Bread and crackers have a yeast flavor that changes the taste. Same with chocolate. Water is okay, but it hides the taste for a while. Just take a couple of swallows without anything in your mouth.
Legs are the drip of the liquid inside the glass after you swirl the wine. Wine fanciers love to swirl their wine around the glass and read the color and the “legs.” Legs show the alcohol content.
Pinstripe (evenly spaced) legs generally mean more alcohol. However, dust, pollen, detergent left on the glass and all sorts of other things affect legs, so it’s not a good measure.
Basically, “legs” don’t matter. If you go to a wine tasting and someone is going on about legs, don’t be impressed.
“Decant everything,” says Stagnitta. It opens up the flavor of the wine. If you want friends to know how good a bottle you bought is, keep the empty bottle nearby. The first glasses after aerating are the best.
Decanting is not to keep particles out. It’s to add air to the wine. Some wines include a lot of wine junk — bits of grape skin, stems, pits (known as “tannins”) — on purpose. Molly Dooker winery recommends you pour a sip out of the bottle, then shake the bottle of wine (with cork in the bottle), and serve it immediately after shaking. Amazingly, that smooths out the bitter tannins and creates a fuller-bodied wine.

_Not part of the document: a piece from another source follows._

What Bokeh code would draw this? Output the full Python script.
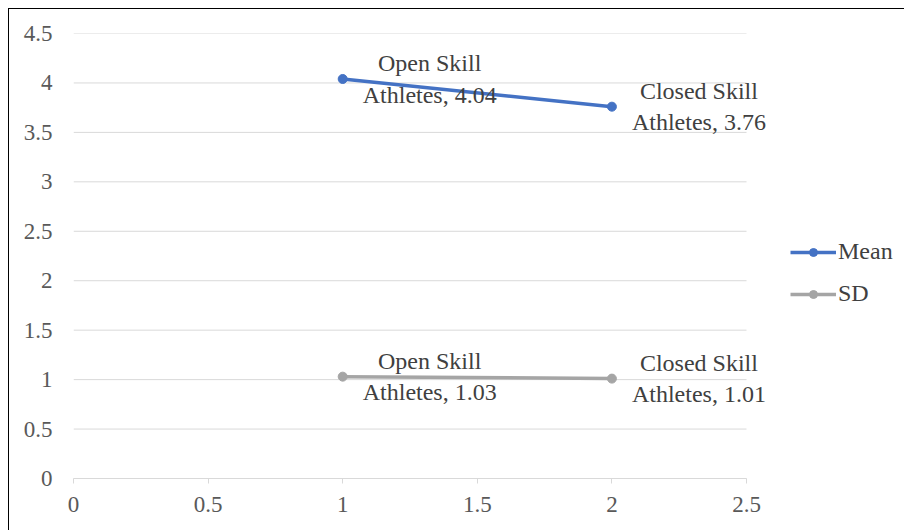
from bokeh.plotting import figure
from bokeh.models import Range1d, SingleIntervalTicker, Legend, LegendItem, ColumnDataSource
from bokeh.core.properties import value
from bokeh.embed import file_html
from bokeh.resources import INLINE

groups = ["Open Skill\nAthletes", "Closed Skill\nAthletes"]
x_pos = [1, 2]
mean_vals = [4.04, 3.76]
sd_vals = [1.03, 1.01]
x_tick_labels = ["0", "0.5", "1", "1.5", "2", "2.5"]
y_tick_labels = ["0", "0.5", "1", "1.5", "2", "2.5", "3", "3.5", "4", "4.5"]
x_min, x_max = 0, 2.5
y_min, y_max = 0, 4.5

FONT = "Liberation Serif"
BLUE = "#4472C4"
GRAY = "#A5A5A5"

# frame: 673 px for 2.5 units -> extend to the right edge so labels/legend are not clipped
px_per_unit = 673 / (x_max - x_min)
fig_w, fig_h = 896, 522
border_l = 64
frame_w = fig_w - border_l
p = figure(width=fig_w, height=fig_h, output_backend="svg", toolbar_location=None,
           x_range=Range1d(x_min, x_min + frame_w / px_per_unit), y_range=Range1d(y_min, y_max),
           min_border_left=border_l, min_border_right=0, min_border_top=24, min_border_bottom=53)
p.styles = {"margin-left": "8px", "margin-top": "8px",
            "border-left": "1px solid #000000", "border-top": "1px solid #000000"}
p.outline_line_color = None
p.xgrid.visible = False
p.ygrid.visible = False

y_ticks = [i * 0.5 for i in range(len(y_tick_labels))]
p.segment(x0=[x_min] * len(y_ticks), y0=y_ticks, x1=[x_max] * len(y_ticks), y1=y_ticks,
          line_color="#D9D9D9", line_width=1)

p.xaxis.ticker = SingleIntervalTicker(interval=0.5)
p.yaxis.ticker = SingleIntervalTicker(interval=0.5)
p.xaxis.bounds = (x_min, x_max)
p.xaxis.major_label_overrides = {i * 0.5: t for i, t in enumerate(x_tick_labels)}
p.yaxis.major_label_overrides = {i * 0.5: t for i, t in enumerate(y_tick_labels)}
for ax in (p.xaxis, p.yaxis):
    ax.major_label_text_font = FONT
    ax.major_label_text_font_size = "23px"
    ax.major_label_text_color = "#595959"
    ax.minor_tick_line_color = None
p.xaxis.axis_line_color = "#D9D9D9"
p.xaxis.major_tick_line_color = "#D9D9D9"
p.xaxis.major_tick_in = 0
p.xaxis.major_tick_out = 5
p.xaxis.major_label_standoff = 13
p.yaxis.axis_line_color = None
p.yaxis.major_tick_line_color = None
p.yaxis.major_label_standoff = 15

src = ColumnDataSource(dict(
    x=x_pos, mean=mean_vals, sd=sd_vals,
    mean_lbl=[f"{g}, {v:.2f}" for g, v in zip(groups, mean_vals)],
    sd_lbl=[f"{g}, {v:.2f}" for g, v in zip(groups, sd_vals)],
))

l1 = p.line("x", "mean", source=src, line_color=BLUE, line_width=3.5)
s1 = p.scatter("x", "mean", source=src, size=9, fill_color=BLUE, line_color=BLUE)
l2 = p.line("x", "sd", source=src, line_color=GRAY, line_width=3.5)
s2 = p.scatter("x", "sd", source=src, size=9, fill_color=GRAY, line_color=GRAY)

for col, ycol in (("mean_lbl", "mean"), ("sd_lbl", "sd")):
    p.text("x", ycol, text=col, source=src, x_offset=87, y_offset=0,
           text_align="center", text_baseline="middle",
           text_font=value(FONT), text_font_size="24px", text_color="#404040",
           text_line_height=1.2)

legend = Legend(items=[LegendItem(label="Mean", renderers=[l1, s1]),
                       LegendItem(label="SD", renderers=[l2, s2])],
                location=(717, 171), orientation="vertical")
legend.margin = 0
legend.padding = 0
legend.border_line_color = None
legend.background_fill_alpha = 0
legend.glyph_width = 46
legend.glyph_height = 20
legend.label_height = 20
legend.label_standoff = 2
legend.spacing = 15
legend.label_text_font = FONT
legend.label_text_font_size = "24px"
legend.label_text_color = "#404040"
p.add_layout(legend, "center")

open("out.html", "w").write(file_html(p, INLINE))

Don’t be judgy based on price. The wine’s year can trump the expensive wine label. For example, 2021 is expected to be a great year for California wine, but some 2020s are better for the price because people read the reports and aren’t scooping up outside the range which might be priced lower. After all a 2020 from a “great” winery is still better than a 2021 from a “good” winery.
Stagnitta gave us a challenge: bring your favorite high-end Cab and let’s have a taste-test against his lower-priced ($20-$40 range) selection. The group of serious wine drinkers — ten higher-income, middle-aged friends — took up the gauntlet. Everyone sipped the challenge wine and the comparison bottle.
They didn’t try to guess which was which, but rather, which they liked best. Nearly every time, half liked the high-end bottle and half preferred the cheaper bottle. Nobody consistently preferred the more expensive wines.
That’s not saying some were better at tasting “fine” wines. The point is: the wine quality was good for both and the rest is simply a matter of what appeals to your taste buds.